3. Communication was made playful
Football is a format game to countless people, but there are others. Call-to-mind, for example, encourages communication in people living with dementia through an engaging, board game style.
‘It took a long time to develop the game,’ says Laura Templeton, whose sister, an occupational therapist working with dementia patients, came up with the concept after determining the need for a “person-centred” but unintimidating activity. ‘She realised that patients could often feel threatened if you asked them questions, as it seemed like it was a test that they might fail. As a family we’d all played games, so thought a game that asked questions would be a kinder and more fun way to get information about someone.’
Having previously worked on board games as teaching aids, Laura, a designer, brought the visual components to life, working with UCL and care homes to trial it.

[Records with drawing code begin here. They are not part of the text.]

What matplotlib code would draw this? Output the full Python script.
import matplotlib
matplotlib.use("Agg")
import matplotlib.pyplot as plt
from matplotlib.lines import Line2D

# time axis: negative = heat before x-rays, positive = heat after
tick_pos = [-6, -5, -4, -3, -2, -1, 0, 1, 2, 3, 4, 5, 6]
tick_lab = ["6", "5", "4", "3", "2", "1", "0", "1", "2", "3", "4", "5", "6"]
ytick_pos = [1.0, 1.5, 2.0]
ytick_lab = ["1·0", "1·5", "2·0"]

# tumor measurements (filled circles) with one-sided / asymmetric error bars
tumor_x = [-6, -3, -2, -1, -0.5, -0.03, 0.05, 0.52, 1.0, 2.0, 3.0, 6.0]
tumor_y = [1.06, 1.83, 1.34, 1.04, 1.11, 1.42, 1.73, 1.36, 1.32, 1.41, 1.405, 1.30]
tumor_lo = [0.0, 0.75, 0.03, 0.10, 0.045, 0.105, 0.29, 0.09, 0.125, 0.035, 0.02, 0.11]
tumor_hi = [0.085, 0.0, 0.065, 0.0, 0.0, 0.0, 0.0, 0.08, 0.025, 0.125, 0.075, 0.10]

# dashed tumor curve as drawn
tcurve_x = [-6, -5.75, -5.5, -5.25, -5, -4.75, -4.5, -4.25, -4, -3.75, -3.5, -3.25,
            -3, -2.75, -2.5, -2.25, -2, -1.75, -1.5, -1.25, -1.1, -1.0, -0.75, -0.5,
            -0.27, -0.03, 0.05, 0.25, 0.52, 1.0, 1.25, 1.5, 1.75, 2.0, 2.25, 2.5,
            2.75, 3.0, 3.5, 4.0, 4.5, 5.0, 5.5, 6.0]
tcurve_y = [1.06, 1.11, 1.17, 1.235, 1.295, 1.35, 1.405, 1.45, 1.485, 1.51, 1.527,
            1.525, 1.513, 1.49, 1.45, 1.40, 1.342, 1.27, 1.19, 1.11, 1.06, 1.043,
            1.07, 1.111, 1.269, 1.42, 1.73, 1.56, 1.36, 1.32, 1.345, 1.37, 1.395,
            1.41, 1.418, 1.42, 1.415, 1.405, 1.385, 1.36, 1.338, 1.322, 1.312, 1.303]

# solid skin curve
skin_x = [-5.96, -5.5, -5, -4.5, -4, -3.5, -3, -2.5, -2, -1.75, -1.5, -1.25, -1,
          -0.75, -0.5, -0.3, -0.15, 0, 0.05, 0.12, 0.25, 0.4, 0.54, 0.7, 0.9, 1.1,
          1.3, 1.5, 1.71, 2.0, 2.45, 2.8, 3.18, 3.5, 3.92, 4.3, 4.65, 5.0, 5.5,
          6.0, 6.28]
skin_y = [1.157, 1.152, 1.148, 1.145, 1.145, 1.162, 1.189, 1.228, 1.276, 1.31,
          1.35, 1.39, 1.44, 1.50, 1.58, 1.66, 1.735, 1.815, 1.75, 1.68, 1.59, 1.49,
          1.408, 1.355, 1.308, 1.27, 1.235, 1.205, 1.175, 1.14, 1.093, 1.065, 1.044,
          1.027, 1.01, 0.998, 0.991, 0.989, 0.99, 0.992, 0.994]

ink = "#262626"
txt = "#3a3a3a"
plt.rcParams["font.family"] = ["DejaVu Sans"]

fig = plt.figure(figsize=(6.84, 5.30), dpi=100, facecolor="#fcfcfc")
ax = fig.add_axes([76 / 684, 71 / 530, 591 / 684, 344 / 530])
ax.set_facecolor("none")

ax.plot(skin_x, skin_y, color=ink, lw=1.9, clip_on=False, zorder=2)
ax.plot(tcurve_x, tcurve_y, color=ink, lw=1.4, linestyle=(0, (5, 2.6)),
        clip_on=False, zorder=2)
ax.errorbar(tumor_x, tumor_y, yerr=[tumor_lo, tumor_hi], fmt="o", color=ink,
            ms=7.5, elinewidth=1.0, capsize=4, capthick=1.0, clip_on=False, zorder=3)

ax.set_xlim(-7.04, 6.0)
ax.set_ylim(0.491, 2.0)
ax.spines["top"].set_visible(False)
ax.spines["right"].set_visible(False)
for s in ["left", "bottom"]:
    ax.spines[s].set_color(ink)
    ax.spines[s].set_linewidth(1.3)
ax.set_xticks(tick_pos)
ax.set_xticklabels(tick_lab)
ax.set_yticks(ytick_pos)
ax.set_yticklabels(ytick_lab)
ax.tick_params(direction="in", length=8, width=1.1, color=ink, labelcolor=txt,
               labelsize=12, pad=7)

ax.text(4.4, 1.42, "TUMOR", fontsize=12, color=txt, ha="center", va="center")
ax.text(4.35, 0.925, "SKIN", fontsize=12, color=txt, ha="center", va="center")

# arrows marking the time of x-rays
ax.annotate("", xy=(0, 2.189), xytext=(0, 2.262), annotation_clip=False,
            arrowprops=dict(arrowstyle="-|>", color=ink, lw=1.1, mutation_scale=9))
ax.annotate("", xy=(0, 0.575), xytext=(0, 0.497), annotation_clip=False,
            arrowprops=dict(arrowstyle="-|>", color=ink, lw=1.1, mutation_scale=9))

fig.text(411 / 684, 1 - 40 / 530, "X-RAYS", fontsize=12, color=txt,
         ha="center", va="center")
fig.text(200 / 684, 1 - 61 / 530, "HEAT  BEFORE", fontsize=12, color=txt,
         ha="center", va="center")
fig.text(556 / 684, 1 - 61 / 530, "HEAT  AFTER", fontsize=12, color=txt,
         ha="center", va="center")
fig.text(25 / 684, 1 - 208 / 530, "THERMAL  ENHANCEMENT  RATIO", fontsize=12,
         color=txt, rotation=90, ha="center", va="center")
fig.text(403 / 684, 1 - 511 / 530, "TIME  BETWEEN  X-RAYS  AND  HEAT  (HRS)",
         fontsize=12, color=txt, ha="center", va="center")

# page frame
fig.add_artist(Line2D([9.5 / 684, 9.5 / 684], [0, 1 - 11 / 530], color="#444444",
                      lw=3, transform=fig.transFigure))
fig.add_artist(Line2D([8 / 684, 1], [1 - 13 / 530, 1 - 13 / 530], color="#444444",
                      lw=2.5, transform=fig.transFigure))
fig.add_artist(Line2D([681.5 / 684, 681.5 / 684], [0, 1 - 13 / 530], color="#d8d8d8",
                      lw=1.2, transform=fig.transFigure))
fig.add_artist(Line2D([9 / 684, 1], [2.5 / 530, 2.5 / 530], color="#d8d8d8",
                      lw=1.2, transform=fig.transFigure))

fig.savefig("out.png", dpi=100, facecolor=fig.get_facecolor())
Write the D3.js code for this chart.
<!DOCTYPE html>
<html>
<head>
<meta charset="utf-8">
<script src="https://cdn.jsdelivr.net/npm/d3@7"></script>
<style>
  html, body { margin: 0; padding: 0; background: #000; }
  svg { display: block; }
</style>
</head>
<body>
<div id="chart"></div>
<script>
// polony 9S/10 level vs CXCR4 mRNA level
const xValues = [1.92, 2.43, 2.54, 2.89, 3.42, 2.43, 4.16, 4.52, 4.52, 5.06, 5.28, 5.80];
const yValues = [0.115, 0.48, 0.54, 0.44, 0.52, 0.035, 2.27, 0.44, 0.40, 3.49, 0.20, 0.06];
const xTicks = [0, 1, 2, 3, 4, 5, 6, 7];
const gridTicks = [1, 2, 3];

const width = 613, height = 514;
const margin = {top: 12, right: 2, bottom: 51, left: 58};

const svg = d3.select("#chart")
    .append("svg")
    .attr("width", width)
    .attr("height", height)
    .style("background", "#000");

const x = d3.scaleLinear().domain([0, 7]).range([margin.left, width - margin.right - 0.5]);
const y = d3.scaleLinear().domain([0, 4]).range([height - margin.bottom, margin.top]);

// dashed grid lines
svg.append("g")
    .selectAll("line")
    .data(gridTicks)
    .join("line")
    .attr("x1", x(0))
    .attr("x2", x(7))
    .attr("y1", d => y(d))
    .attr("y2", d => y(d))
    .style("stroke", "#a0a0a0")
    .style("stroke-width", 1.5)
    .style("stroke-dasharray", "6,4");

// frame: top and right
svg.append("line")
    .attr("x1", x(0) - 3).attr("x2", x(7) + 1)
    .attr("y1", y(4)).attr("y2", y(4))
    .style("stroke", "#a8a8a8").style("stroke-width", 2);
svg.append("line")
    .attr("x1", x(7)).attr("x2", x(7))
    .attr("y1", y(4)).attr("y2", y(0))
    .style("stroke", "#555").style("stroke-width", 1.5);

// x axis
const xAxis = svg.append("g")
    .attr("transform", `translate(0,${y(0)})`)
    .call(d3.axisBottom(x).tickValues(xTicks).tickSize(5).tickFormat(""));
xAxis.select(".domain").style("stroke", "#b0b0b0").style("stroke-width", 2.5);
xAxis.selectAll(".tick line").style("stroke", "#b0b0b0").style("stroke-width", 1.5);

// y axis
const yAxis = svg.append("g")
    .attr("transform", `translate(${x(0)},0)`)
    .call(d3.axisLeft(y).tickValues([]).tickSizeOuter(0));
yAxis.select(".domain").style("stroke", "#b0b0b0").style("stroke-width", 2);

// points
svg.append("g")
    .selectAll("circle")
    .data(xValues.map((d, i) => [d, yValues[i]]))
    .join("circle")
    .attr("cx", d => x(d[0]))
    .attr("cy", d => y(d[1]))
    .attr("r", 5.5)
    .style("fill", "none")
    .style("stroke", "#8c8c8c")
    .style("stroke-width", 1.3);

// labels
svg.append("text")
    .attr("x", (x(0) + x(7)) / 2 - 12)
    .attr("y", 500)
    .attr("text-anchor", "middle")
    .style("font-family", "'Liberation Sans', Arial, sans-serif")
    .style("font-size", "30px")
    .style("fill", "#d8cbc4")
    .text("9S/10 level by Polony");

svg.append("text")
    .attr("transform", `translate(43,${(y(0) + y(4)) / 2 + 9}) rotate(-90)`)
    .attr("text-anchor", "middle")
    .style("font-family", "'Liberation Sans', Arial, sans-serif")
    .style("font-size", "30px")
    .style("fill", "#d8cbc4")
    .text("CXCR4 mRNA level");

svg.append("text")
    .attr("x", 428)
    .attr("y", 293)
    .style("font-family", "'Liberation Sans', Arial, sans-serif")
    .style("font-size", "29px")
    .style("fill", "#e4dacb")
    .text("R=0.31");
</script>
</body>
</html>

The game poses questions to players about themselves under headings such as “Growing up”, “Making + Mending” and “Clothes”. As well as encouraging memory retrieval and stimulating conversations among those playing, the findings can be incorporated into their individual care plans.
4. There was a whole new use for a table
The show featured a wide variety of tools for helping those with Alzheimer’s and dementia. Some, as we’ve already seen, were based on recognisable, lo-fi formats; while others, like the Tovertafel, harness technology.
Tovertafel, which means “Magic Table” in Dutch, is a high-quality projector combined with infrared sensors, speaker and a processor, to project interactive games onto a table. The first aim of these games is to stimulate physical and cognitive activity among those with mid-to-late stage dementia. ‘The further people are in the journey with dementia, the more likely they are to interact with the Magic Table,’ says Medhi Bedioui, one of the two directors of Shift 8, the company that’s brought Tovertafel to the UK. Its other aim, Medhi says, is to create what they call ‘Moments of happiness’ between loved ones.